Overall, only European acquirers underperformed their regional index. Asia Pacific acquirers outperformed by +14.4 percentage points, with 49 deals closed in the third quarter of 2022. North American acquirers also outperformed their index by +4.5 percentage points, with 98 deals closed between July and September. Dealmakers from Europe, who have been most disrupted by geopolitical and global financial uncertainty, underperformed their index by –6.7 percentage points, with 51 deals completed.
Despite major geopolitical and financial headwinds, and the potential for further shocks still to come, M&A is continuing apace.”Duncan Smithson | Senior Director, M&A, WTW
“For the first time in a generation, we are faced with a volatile cocktail of surging inflation and rising interest rates, combined with increased regulatory intervention, applying further pressure to an already fragile global economy. Despite these major geopolitical and financial headwinds, and the potential for further shocks still to come, M&A is continuing apace.

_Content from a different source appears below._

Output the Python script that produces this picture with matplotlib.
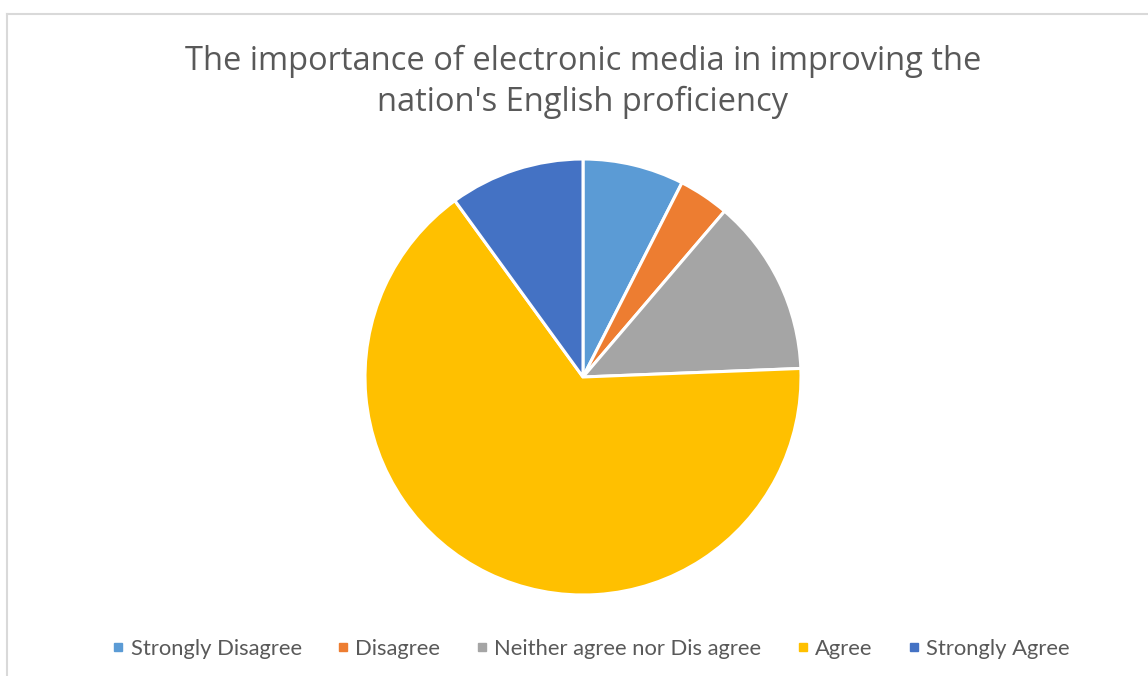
import matplotlib
matplotlib.use("Agg")
import matplotlib.pyplot as plt
from matplotlib.lines import Line2D

categories = ["Strongly Disagree", "Disagree", "Neither agree nor Dis agree",
              "Agree", "Strongly Agree"]
responses = [12, 6, 21, 105, 16]
colors = ["#5B9BD5", "#ED7D31", "#A5A5A5", "#FFC000", "#4472C4"]
title = "The importance of electronic media in improving the\nnation's English proficiency"

W, H = 1148, 676
fig = plt.figure(figsize=(W / 100, H / 100), dpi=100)
fig.patch.set_facecolor("white")

# chart-area frame (top and left edges)
fig.add_artist(Line2D([7 / W, 7 / W], [0, 1 - 14 / H], color="#D9D9D9", lw=1.5,
                      transform=fig.transFigure))
fig.add_artist(Line2D([7 / W, 1], [1 - 14 / H, 1 - 14 / H], color="#D9D9D9", lw=1.5,
                      transform=fig.transFigure))

cx, cy, r = 583, 377, 218
ax = fig.add_axes([(cx - r) / W, (H - cy - r) / H, 2 * r / W, 2 * r / H])
ax.pie(responses, colors=colors, startangle=90, counterclock=False, radius=1,
       wedgeprops=dict(edgecolor="white", linewidth=2.2))
ax.set_xlim(-1.0, 1.0)
ax.set_ylim(-1.0, 1.0)
ax.set_aspect("equal")
ax.axis("off")

fig.text(583 / W, 1 - 82 / H, title, ha="center", va="center", fontsize=23.5,
         color="#595959", family="Open Sans", linespacing=1.33)

handles = [Line2D([], [], marker="s", linestyle="none", markersize=6,
                  markerfacecolor=c, markeredgecolor=c) for c in colors]
fig.legend(handles, categories, loc="center", bbox_to_anchor=(591 / W, 1 - 649 / H),
           ncol=5, frameon=False, handlelength=0.55, handletextpad=0.3,
           columnspacing=1.6, prop=dict(family="Lato", size=15.8),
           labelcolor="#595959")

fig.savefig("out.png", dpi=100, facecolor="white")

Even though financial conditions have tightened sharply through the first nine months of 2022, plenty of dry powder is still available, with some investors seeing current conditions as a buying opportunity and private equity firms needing to deploy large amounts of cash by year-end. We expect competition for much-needed technology, ESG [environmental, social and governance] priorities, supply chain resilience and recession-proof industry deals to drive dealmaking into 2023 as companies navigate current market uncertanties and plan for long-term growth,” concluded Smithson.
1 The M&A research tracks the number of completed deals over $100m and the share price performance of the acquiring company against the MSCI World Index, which is used as default, unless stated otherwise.